One of the most common themes in Brücke woodcuts is that of Man in Nature. The group’s collective resentment and generally negative outlook industrialization and modernity resulted in the belief (popularized by the likes of Paul Gauguin) that to get back to nature and to a more “primitive” and “pure” way of living was to get to the heart of the meaning of life, and of art. (MOMA, Die Brücke: Retreat) To the young artists of Die Brücke, the wilderness and countryside of Europe was “unspoilt” by the evils of modern life. From 1909 through 1919 members of Die Brücke went on retreats to paint and carve blocks of the landscape of the Moritzburg Lakes near Dresden. They depicted the trees, mountains, the monumentality of nature, sometimes barely differentiating between the forms of nature and that of man. Man becomes another rock, cabins another mountain.
Perhaps the “simpler time” before the dichotomy between the natural and the made-made worlds never existed. Even so, it remains a notion that many sought out during the early twentieth century. At the heart of Die Brücke was idea of stripping man of the shackles of corrupt society and returning to the root of what it means to be human. “To create for ourselves freedom of life and movement against the long-established power of our elders”, says the group’s 1906 manifesto. Rather than succumbing to the dirge of the city, industry and modernity, the young group reveled in“being inspired by life and…submitting to their own experiences” (Kirchner, Chronicle of the Brücke Group of Artists).

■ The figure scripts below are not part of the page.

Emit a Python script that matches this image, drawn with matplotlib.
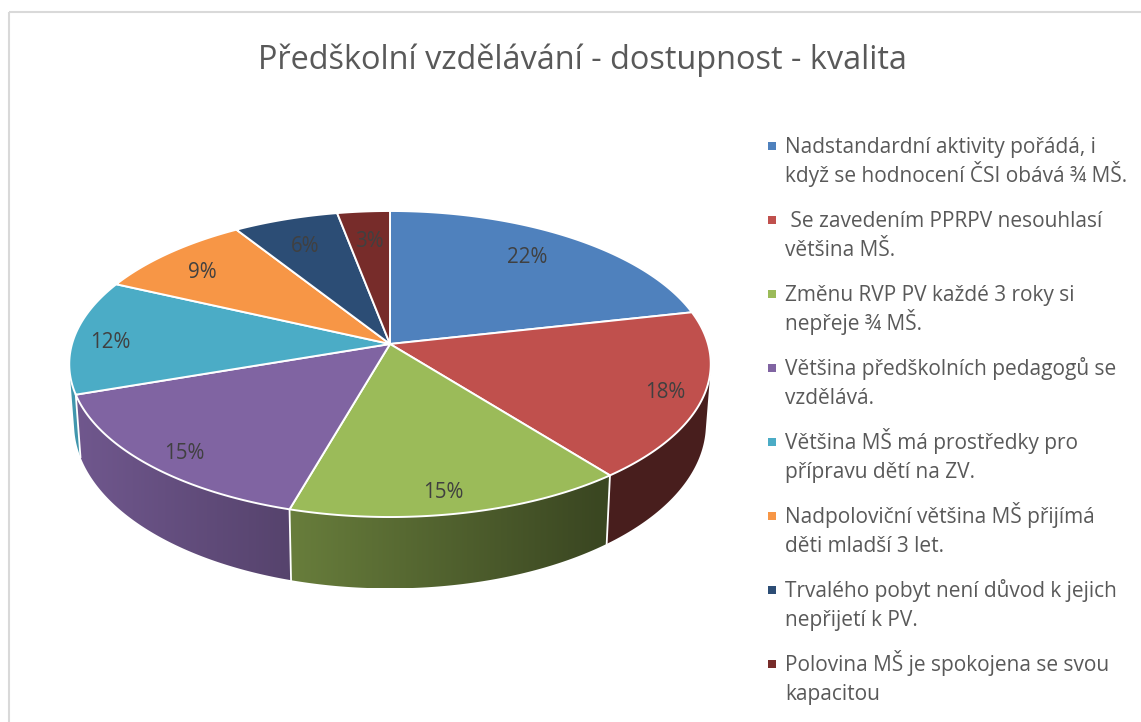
import numpy as np
import matplotlib
matplotlib.use("Agg")
import matplotlib.pyplot as plt
from matplotlib.patches import Polygon, Rectangle

plt.rcParams['font.family'] = ['Open Sans', 'DejaVu Sans']

title = "Předškolní vzdělávání - dostupnost - kvalita"
categories = [
    "Nadstandardní aktivity pořádá, i\nkdyž se hodnocení ČSI obává ¾ MŠ.",
    " Se zavedením PPRPV nesouhlasí\nvětšina MŠ.",
    "Změnu RVP PV každé 3 roky si\nnepřeje ¾ MŠ.",
    "Většina předškolních pedagogů se\nvzdělává.",
    "Většina MŠ má prostředky pro\npřípravu dětí na ZV.",
    "Nadpoloviční většina MŠ přijímá\nděti mladší 3 let.",
    "Trvalého pobyt není důvod k jejich\nnepřijetí k PV.",
    "Polovina MŠ je spokojena se svou\nkapacitou",
]
values = [21.5, 17.8, 15.1, 15.3, 12.1, 9.1, 6.0, 3.0]
colors = ['#4f81bd', '#c0504d', '#9bbb59', '#8064a2', '#4bacc6', '#f79646', '#2c4d75', '#772c2a']
# where each percent label sits: share of the radius, then a nudge in pixels
label_radius = [0.74, 0.885, 0.88, 0.86, 0.875, 0.84, 0.80, 0.77]
label_dx = [0, -1, -8, 0, -3, 0, 1, 0]
label_dy = [-6, 2, 2, 8, 5, 6, 4, 2]

# projection of the tilted disc, in image pixels
cx, cy = 390, 344
rx, ry, persp = 318, 150.4, 0.1307


def top_xy(theta, r=1.0):
    # theta runs clockwise from 12 o'clock
    X = r * np.sin(theta)
    Y = r * np.cos(theta)
    w = 1 + persp * Y
    return cx + rx * X / w, cy - ry * Y / w


def bottom_xy(theta):
    x, y = top_xy(theta)
    depth = 58 + 16 * -np.cos(theta)
    return cx + 0.985 * (x - cx), cy + depth + 0.985 * (y - cy)


def faces_front(theta):
    # wall is visible where the rim runs the right way round the drop to the bottom edge
    eps = 1e-4
    x0, y0 = top_xy(theta - eps)
    x1, y1 = top_xy(theta + eps)
    xa, ya = top_xy(theta)
    xb, yb = bottom_xy(theta)
    return (x1 - x0) * (yb - ya) - (y1 - y0) * (xb - xa) < 0


def shade(x):
    # side wall gets darker going to the right
    return np.clip(0.87 - (x - 80) * 0.00095, 0.38, 1)


fig = plt.figure(figsize=(11.41, 7.22), dpi=100)
ax = fig.add_axes([0, 0, 1, 1])
ax.axis('off')

ax.add_patch(Rectangle((9, 12), 1140, 720, fill=False, ec='#d9d9d9', lw=1.5))

edges = np.cumsum([0] + values) / sum(values) * 2 * np.pi

# side walls: a horizontal gradient clipped to the outline of each wall
for i, c in enumerate(colors):
    t = np.linspace(edges[i], edges[i + 1], 300)
    t = t[faces_front(t)]
    if len(t) < 2:
        continue
    xa, ya = top_xy(t)
    xb, yb = bottom_xy(t)
    xs = np.r_[xa, xb[::-1]]
    ys = np.r_[ya, yb[::-1]]
    outline = Polygon(np.column_stack((xs, ys)), closed=True, transform=ax.transData)
    grad_x = np.linspace(xs.min(), xs.max(), 200)
    rgb = np.array(matplotlib.colors.to_rgb(c))[None, None, :] * shade(grad_x)[None, :, None]
    im = ax.imshow(rgb, extent=(xs.min(), xs.max(), ys.max(), ys.min()), aspect='auto',
                   interpolation='bilinear', zorder=2)
    im.set_clip_path(outline)

# white seams between the walls
for a in edges[1:-1]:
    if faces_front(a):
        xa, ya = top_xy(a)
        xb, yb = bottom_xy(a)
        ax.plot([xa, xb], [ya, yb], color='white', lw=1.3, zorder=3)

# top face
for i, c in enumerate(colors):
    t = np.linspace(edges[i], edges[i + 1], 120)
    x, y = top_xy(t)
    pts = np.column_stack((np.r_[cx, x], np.r_[cy, y]))
    ax.add_patch(Polygon(pts, closed=True, fc=c, ec='white', lw=1.4, joinstyle='round', zorder=4))

# percent labels
for i, v in enumerate(values):
    mid = (edges[i] + edges[i + 1]) / 2
    x, y = top_xy(mid, label_radius[i])
    ax.text(x + label_dx[i], y + label_dy[i], f"{v:.0f}%", ha='center', va='center',
            fontsize=14.8, color='#404040', zorder=5)

ax.text(582, 60, title, ha='center', va='center', fontsize=23.4, color='#595959')

# legend, lines placed one by one to keep the spacing even
for i, (name, c) in enumerate(zip(categories, colors)):
    base = 153 + i * 74
    ax.add_patch(Rectangle((768, base - 11), 8, 8, fc=c, ec='none'))
    for j, line in enumerate(name.split("\n")):
        ax.text(785, base + j * 29, line, ha='left', va='baseline', fontsize=15, color='#595959')

ax.set_xlim(0, 1141)
ax.set_ylim(722, 0)

fig.savefig('out.png', dpi=100)
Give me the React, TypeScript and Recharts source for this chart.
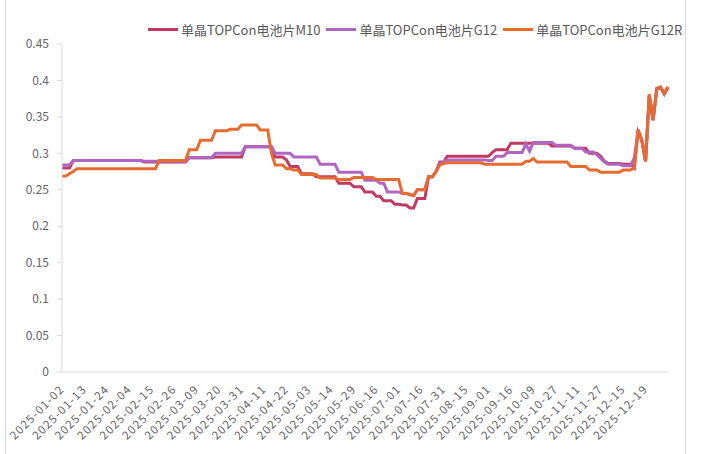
import { LineChart, Line, XAxis, YAxis } from 'recharts';

// x-axis labels, one every LABEL_STEP points
const tickLabels = [
  '2025-01-02', '2025-01-13', '2025-01-24', '2025-02-04', '2025-02-15', '2025-02-26',
  '2025-03-09', '2025-03-20', '2025-03-31', '2025-04-11', '2025-04-22', '2025-05-03',
  '2025-05-14', '2025-05-29', '2025-06-16', '2025-07-01', '2025-07-16', '2025-07-31',
  '2025-08-15', '2025-09-01', '2025-09-16', '2025-10-09', '2025-10-27', '2025-11-11',
  '2025-11-27', '2025-12-15', '2025-12-19',
];
const LABEL_STEP = 6;

const yTicks = [0, 0.05, 0.1, 0.15, 0.2, 0.25, 0.3, 0.35, 0.4, 0.45];

// 单晶TOPCon电池片M10
const m10 = [
  0.280, 0.280, 0.280, 0.290, 0.290, 0.290,
  0.290, 0.290, 0.290, 0.290, 0.290, 0.290,
  0.290, 0.290, 0.290, 0.290, 0.290, 0.290,
  0.290, 0.290, 0.290, 0.290, 0.288, 0.288,
  0.288, 0.288, 0.288, 0.288, 0.288, 0.288,
  0.288, 0.288, 0.288, 0.288, 0.294, 0.294,
  0.294, 0.294, 0.294, 0.294, 0.294, 0.295,
  0.295, 0.295, 0.295, 0.295, 0.295, 0.295,
  0.295, 0.309, 0.309, 0.309, 0.309, 0.309,
  0.309, 0.309, 0.309, 0.295, 0.295, 0.295,
  0.291, 0.282, 0.282, 0.282, 0.272, 0.272,
  0.272, 0.272, 0.268, 0.268, 0.268, 0.268,
  0.268, 0.268, 0.259, 0.259, 0.259, 0.259,
  0.254, 0.254, 0.254, 0.247, 0.247, 0.247,
  0.241, 0.241, 0.235, 0.235, 0.235, 0.230,
  0.230, 0.229, 0.229, 0.225, 0.225, 0.238,
  0.238, 0.238, 0.268, 0.268, 0.275, 0.288,
  0.288, 0.296, 0.296, 0.296, 0.296, 0.296,
  0.296, 0.296, 0.296, 0.296, 0.296, 0.296,
  0.296, 0.301, 0.305, 0.305, 0.305, 0.305,
  0.314, 0.314, 0.314, 0.314, 0.314, 0.314,
  0.314, 0.314, 0.314, 0.314, 0.314, 0.310,
  0.310, 0.310, 0.310, 0.310, 0.310, 0.307,
  0.307, 0.307, 0.307, 0.300, 0.300, 0.300,
  0.296, 0.289, 0.286, 0.286, 0.286, 0.286,
  0.285, 0.285, 0.285, 0.280, 0.332, 0.318,
  0.289, 0.380, 0.346, 0.389, 0.391, 0.382,
  0.391,
];

// 单晶TOPCon电池片G12
const g12 = [
  0.284, 0.284, 0.284, 0.290, 0.290, 0.290,
  0.290, 0.290, 0.290, 0.290, 0.290, 0.290,
  0.290, 0.290, 0.290, 0.290, 0.290, 0.290,
  0.290, 0.290, 0.290, 0.290, 0.289, 0.289,
  0.289, 0.289, 0.289, 0.289, 0.289, 0.289,
  0.289, 0.289, 0.289, 0.289, 0.294, 0.294,
  0.294, 0.294, 0.294, 0.294, 0.294, 0.300,
  0.300, 0.300, 0.300, 0.300, 0.300, 0.300,
  0.300, 0.309, 0.309, 0.309, 0.309, 0.309,
  0.309, 0.309, 0.309, 0.300, 0.300, 0.300,
  0.300, 0.300, 0.295, 0.295, 0.295, 0.295,
  0.295, 0.295, 0.295, 0.285, 0.285, 0.285,
  0.285, 0.285, 0.274, 0.274, 0.274, 0.274,
  0.274, 0.274, 0.274, 0.263, 0.263, 0.263,
  0.263, 0.259, 0.259, 0.247, 0.247, 0.247,
  0.247, 0.245, 0.245, 0.243, 0.242, 0.250,
  0.250, 0.250, 0.268, 0.268, 0.275, 0.286,
  0.288, 0.291, 0.291, 0.291, 0.291, 0.291,
  0.291, 0.291, 0.291, 0.291, 0.291, 0.291,
  0.290, 0.290, 0.296, 0.296, 0.296, 0.301,
  0.301, 0.301, 0.301, 0.301, 0.313, 0.303,
  0.315, 0.315, 0.315, 0.315, 0.315, 0.315,
  0.311, 0.311, 0.311, 0.311, 0.311, 0.307,
  0.307, 0.307, 0.302, 0.302, 0.302, 0.298,
  0.293, 0.288, 0.285, 0.285, 0.285, 0.285,
  0.283, 0.283, 0.283, 0.294, 0.330, 0.318,
  0.290, 0.379, 0.345, 0.388, 0.390, 0.381,
  0.390,
];

// 单晶TOPCon电池片G12R
const g12r = [
  0.269, 0.269, 0.272, 0.275, 0.279, 0.279,
  0.279, 0.279, 0.279, 0.279, 0.279, 0.279,
  0.279, 0.279, 0.279, 0.279, 0.279, 0.279,
  0.279, 0.279, 0.279, 0.279, 0.279, 0.279,
  0.279, 0.279, 0.290, 0.290, 0.290, 0.290,
  0.290, 0.290, 0.290, 0.290, 0.305, 0.305,
  0.305, 0.318, 0.318, 0.318, 0.318, 0.331,
  0.331, 0.331, 0.331, 0.333, 0.333, 0.333,
  0.339, 0.339, 0.339, 0.339, 0.339, 0.332,
  0.332, 0.332, 0.300, 0.284, 0.284, 0.284,
  0.279, 0.279, 0.277, 0.277, 0.271, 0.271,
  0.271, 0.271, 0.271, 0.266, 0.266, 0.266,
  0.266, 0.266, 0.264, 0.264, 0.264, 0.264,
  0.267, 0.267, 0.267, 0.267, 0.267, 0.267,
  0.264, 0.264, 0.264, 0.264, 0.264, 0.264,
  0.264, 0.245, 0.245, 0.244, 0.242, 0.250,
  0.250, 0.250, 0.268, 0.268, 0.275, 0.284,
  0.286, 0.287, 0.287, 0.287, 0.287, 0.287,
  0.287, 0.287, 0.287, 0.287, 0.287, 0.285,
  0.285, 0.285, 0.285, 0.285, 0.285, 0.285,
  0.285, 0.285, 0.285, 0.285, 0.289, 0.289,
  0.293, 0.288, 0.288, 0.288, 0.288, 0.288,
  0.288, 0.288, 0.288, 0.288, 0.282, 0.282,
  0.282, 0.282, 0.282, 0.277, 0.277, 0.277,
  0.274, 0.274, 0.274, 0.274, 0.274, 0.274,
  0.277, 0.277, 0.277, 0.280, 0.332, 0.318,
  0.289, 0.381, 0.346, 0.389, 0.391, 0.382,
  0.391,
];

const series = [
  { key: 'm10', name: '单晶TOPCon电池片M10', color: '#C03A62' },
  { key: 'g12', name: '单晶TOPCon电池片G12', color: '#B065C2' },
  { key: 'g12r', name: '单晶TOPCon电池片G12R', color: '#E56B2F' },
];

const data = m10.map((v, i) => ({ i, m10: v, g12: g12[i], g12r: g12r[i] }));

const FONT = '"Noto Sans CJK SC", "Noto Sans", sans-serif';

const DateTick = (props: any) => {
  const { x, y, payload } = props;
  const label = tickLabels[Math.round(payload.value / LABEL_STEP)];
  const tx = x + 3;
  const ty = y + 18;
  return (
    <text
      x={tx}
      y={ty}
      transform={`rotate(-45 ${tx} ${ty})`}
      textAnchor="end"
      fill="#666666"
      fontSize={11.5}
      letterSpacing={1.2}
      fontFamily={FONT}
    >
      {label}
    </text>
  );
};

const App = () => {
  return (
    <div style={{ position: 'absolute', left: 0, top: 0, width: 701, height: 454, background: '#fff', fontFamily: FONT }}>
      <div style={{ position: 'absolute', left: 5, top: 0, width: 1, height: 454, background: '#D9D9D9' }} />
      <div style={{ position: 'absolute', left: 685, top: 0, width: 1, height: 454, background: '#D9D9D9' }} />

      <div style={{ position: 'absolute', left: 148, top: 20, display: 'flex', alignItems: 'center', fontSize: 13, color: '#595959', whiteSpace: 'nowrap' }}>
        {series.map((s) => (
          <div key={s.key} style={{ display: 'flex', alignItems: 'center', marginRight: 6 }}>
            <span style={{ display: 'inline-block', width: 30, height: 3, background: s.color, marginRight: 3 }} />
            <span>{s.name}</span>
          </div>
        ))}
      </div>

      <LineChart width={701} height={454} data={data} margin={{ top: 44, right: 33, bottom: 0, left: 0 }}>
        <XAxis
          type="number"
          dataKey="i"
          domain={[0, m10.length - 1]}
          ticks={tickLabels.map((_, k) => k * LABEL_STEP)}
          interval={0}
          tick={<DateTick />}
          tickLine={false}
          tickSize={0}
          tickMargin={0}
          height={82}
          axisLine={{ stroke: '#D9D9D9' }}
        />
        <YAxis
          width={62}
          domain={[0, 0.45]}
          ticks={yTicks}
          interval={0}
          tickFormatter={(v: number) => String(Number(v.toFixed(2)))}
          tick={{ fill: '#666666', fontSize: 12, fontFamily: FONT }}
          tickSize={5}
          tickMargin={8}
          axisLine={{ stroke: '#D9D9D9' }}
          tickLine={{ stroke: '#D9D9D9' }}
        />
        {series.map((s) => (
          <Line
            key={s.key}
            type="linear"
            dataKey={s.key}
            name={s.name}
            stroke={s.color}
            strokeWidth={3}
            dot={false}
            isAnimationActive={false}
          />
        ))}
      </LineChart>
    </div>
  );
};

export default App;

Contemporary printmakers continue in the same vein as Die Brücke. Running Away by Brielle DuFlon uses the same quality of line throughout the lower two-thirds of the print in such a way that the ﬁgure disappears into the surrounding environment, evoking the sense of her being “at one” with nature. DuFlon also utilizes a thicker, rougher, darker line in the foliage at the top of the scene. This line underscores the wildness of the wilderness retreat and, though one may disappear into it, how other it is from the modern human being.
There is a trend in contemporary printmaking of amplifying the differences between the natural world and the modern or technological world. In the two works above, the unknown artists put the natural world (represented by a tree and a morning glory blossom) in direct contrast to the motherboards, circuitry and wires of technology. Yet the viewer can also see the similarities in form, the notion that the form of these electronics are based on forms in the natural world. Wires evoke the form of vines winding and tangling in gardens, and the order of circuits and cells mimic the cells and structure of trees. This contemporary understanding recognizes that while we may escape to nature from the trappings of technology, one can never escape from the order of nature itself.
While Die Brücke rejected technological advancement and modernity, many young printmakers today embrace the internet as a digital community of artists. In a way, it’s like Kirchner and his colleagues meeting in a studio apartment, comparing notes, but on a much larger scale. These artists have found way to link their work and their lives to the past while embracing the present in a way Die Brücke never did.